The monastery is situated in Kanchanaburi province, an area lying adjacent to Burma. The Western Forest Complex that stretches along the boarder is the largest protected area in Asia and believed to be the home of the largest surest surviving tiger population in the region. Unfortunately, while this area is protected poaching still occurs rather frequently. When the mother tiger is killed the cubs are taken as a bonus or left to fend for themselves in the jungle.
Just a few weeks after the first cub has died two healthy male cubs intercepted from the poachers were brought to the monastery. They were tiny – just a few weeks old. A few months later the local villagers presented another two male cubs. And soon after the border police patrol intercepted cubs held by poachers and contributed four female cubs, achieving tiger harmony. The Abbot welcomed the animals and as he had no previous experience in looking after large carnivores he had to learn on the job. At first he build some concrete pans, all he could afford, to house the growing cubs in order to prevent them from killing other temple’s animals.
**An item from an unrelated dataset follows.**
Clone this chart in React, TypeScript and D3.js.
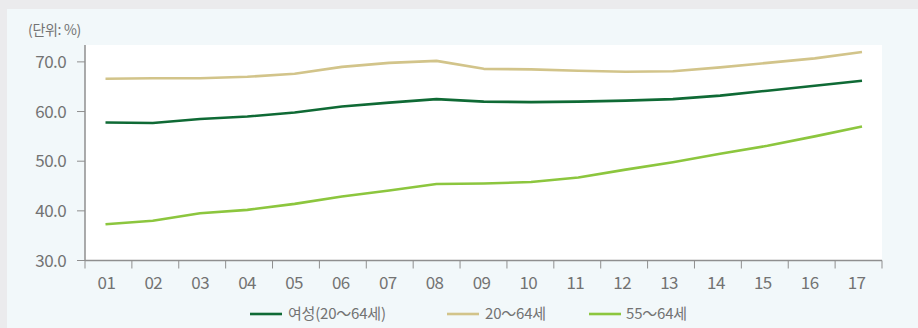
import React from "react";
import * as d3 from "d3";

// 연도 (2001–2017)
const years = ["01", "02", "03", "04", "05", "06", "07", "08", "09", "10", "11", "12", "13", "14", "15", "16", "17"];

// 고용률 (%)
const women2064 = [57.8, 57.7, 58.5, 59.0, 59.8, 61.0, 61.8, 62.5, 62.0, 61.9, 62.0, 62.2, 62.5, 63.2, 64.2, 65.2, 66.2];
const total2064 = [66.6, 66.7, 66.7, 67.0, 67.6, 69.0, 69.8, 70.2, 68.6, 68.5, 68.2, 68.0, 68.1, 68.9, 69.8, 70.7, 72.0];
const age5564 = [37.3, 38.0, 39.5, 40.2, 41.4, 42.9, 44.1, 45.4, 45.5, 45.8, 46.7, 48.3, 49.8, 51.5, 53.1, 55.0, 57.0];

const yTicks = [30, 40, 50, 60, 70];

const series = [
  { name: "여성(20～64세)", values: women2064, color: "#0f6a35" },
  { name: "20～64세", values: total2064, color: "#d2c48a" },
  { name: "55～64세", values: age5564, color: "#8cc63e" },
];

const W = 918;
const H = 328;
const FONT = "'Noto Sans CJK KR', 'Noto Sans', sans-serif";
const TEXT = "#737373";
const AXIS = "#8f8f8f";

export default function App() {
  const plot = { left: 85, right: 882, top: 45, bottom: 260.5 };

  const y = d3.scaleLinear().domain([30, 73.4]).range([plot.bottom, plot.top]);
  const xBand = d3.scaleBand<string>().domain(years).range([plot.left, plot.right]).padding(0);
  const xPt = d3.scalePoint<string>().domain(years).range([105.5, 862]);

  const line = (vals: number[]) =>
    d3.line<number>()
      .x((_, i) => xPt(years[i]) as number)
      .y((v) => y(v))(vals) as string;

  const legendItems = [
    { x: 250, textX: 288 },
    { x: 447, textX: 485 },
    { x: 589, textX: 626 },
  ];

  return (
    <svg
      width={W}
      height={H}
      style={{ position: "absolute", left: 0, top: 0, display: "block" }}
      fontFamily={FONT}
    >
      <rect x={0} y={0} width={W} height={H} fill="#ebebed" />
      <rect x={7} y={9} width={W - 7} height={H - 9} fill="#f2f8fa" />
      <rect
        x={plot.left}
        y={plot.top}
        width={plot.right - plot.left}
        height={plot.bottom - plot.top}
        fill="#ffffff"
      />

      <text x={28} y={30} dy="0.36em" fontSize={14} fill={TEXT} letterSpacing={-0.3}>
        (단위: %)
      </text>

      {/* y axis */}
      <line x1={plot.left} x2={plot.left} y1={plot.top} y2={plot.bottom} stroke={AXIS} strokeWidth={1.5} />
      {yTicks.map((t) => (
        <g key={t}>
          <line x1={plot.left - 8} x2={plot.left} y1={y(t)} y2={y(t)} stroke={AXIS} strokeWidth={1} />
          <text
            x={66}
            y={y(t)}
            dy="0.36em"
            textAnchor="end"
            fontSize={17}
            letterSpacing={-0.6}
            fill={TEXT}
          >
            {d3.format(".1f")(t)}
          </text>
        </g>
      ))}

      {/* x axis */}
      <line x1={plot.left} x2={plot.right} y1={plot.bottom} y2={plot.bottom} stroke={AXIS} strokeWidth={1.5} />
      <line x1={plot.left} x2={plot.left} y1={plot.bottom} y2={plot.bottom + 8} stroke={AXIS} strokeWidth={1} />
      {years.map((yr) => (
        <line
          key={"t" + yr}
          x1={(xBand(yr) as number) + xBand.bandwidth()}
          x2={(xBand(yr) as number) + xBand.bandwidth()}
          y1={plot.bottom}
          y2={plot.bottom + 8}
          stroke={AXIS}
          strokeWidth={1}
        />
      ))}
      {years.map((yr) => (
        <text
          key={"l" + yr}
          x={(xBand(yr) as number) + xBand.bandwidth() / 2 - 2}
          y={283}
          dy="0.36em"
          textAnchor="middle"
          fontSize={17}
          letterSpacing={-0.6}
          fill={TEXT}
        >
          {yr}
        </text>
      ))}

      {/* series */}
      {series.map((s) => (
        <path key={s.name} d={line(s.values)} fill="none" stroke={s.color} strokeWidth={2.6} strokeLinejoin="round" />
      ))}

      {/* legend */}
      {series.map((s, i) => (
        <g key={"lg" + s.name}>
          <line
            x1={legendItems[i].x}
            x2={legendItems[i].x + 32}
            y1={314}
            y2={314}
            stroke={s.color}
            strokeWidth={2.6}
          />
          <text
            x={legendItems[i].textX}
            y={314}
            dy="0.36em"
            fontSize={15}
            letterSpacing={-0.2}
            fill={TEXT}
          >
            {s.name}
          </text>
        </g>
      ))}
    </svg>
  );
}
As the years went by the tigers grew up and to abbot’s surprise and delight started to reproduce. However, as the tiger family grew the abbot became faced with the need to create more living space for his charges. As early as in 2003 the Abbot conceived an ambitious plan to create a large open air enclosure where each tiger would be given 1 rai of land. He sat the land aside and the construction began.
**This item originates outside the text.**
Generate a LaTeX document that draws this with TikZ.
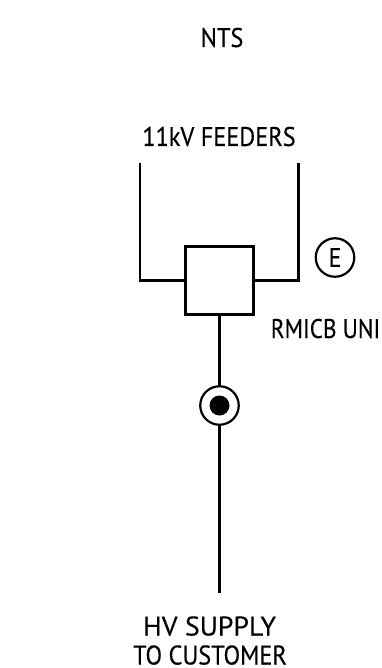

Thai Tiger Temple - Meditation Practice
The forest monastery focuses on practicing meditation. There is accommodation for those who are interested in meditation, and wish to stay within the temple. The interested people have to dress everyday in polite white clothing. Woman should stay in a group. With at least one man within that group, for the purpose of communication with the monks.
Thai Tiger Temple - Background
Wat Pa Luangta Bua Yannasampanno ( Tiger Temple), Rais Forest Monastery, is located at Saiyok District in Kanchanaburi Province along 37 km of the highway number 323. The objectives of the monastery are to propagate Buddhism and to conserve forests and wildlife.
The major attraction to this place is to hang out with the Tigers, like they are your pet cats, and stroke their tail, hang around with the Monks and the Tigers to feed them and to shower them. The close encounter with the Big cat, to be able to stroll around the tigers as they listen to you, and take lots and lots of memorable photographs with the wild cats, in their den at their shower area, when they have their food, etc is a dream come true. If you dream to be able to be with the Tiger, feed them, take them for a walk like your doggy pet, then 'Been There Done That' would be your motto, once you step in to this wonder land of Tigers and Monks.
Warnings while you visit Thai Tiger Temple
Don’t wear red color clothes no loud noises or sudden movements or running. Correct Clothing is a must. Please dress respectfully in the Tiger Temple. You will not be allowed to enter the Temple it you wear Red, Orange or of Bright Pink. Ladies must be covered with clothes from Shoulders to Knees. No tank tops, Show Skirts, Shot Shorts, or Wraps. If you do not have correct clothing, items can be purchased from Entrance.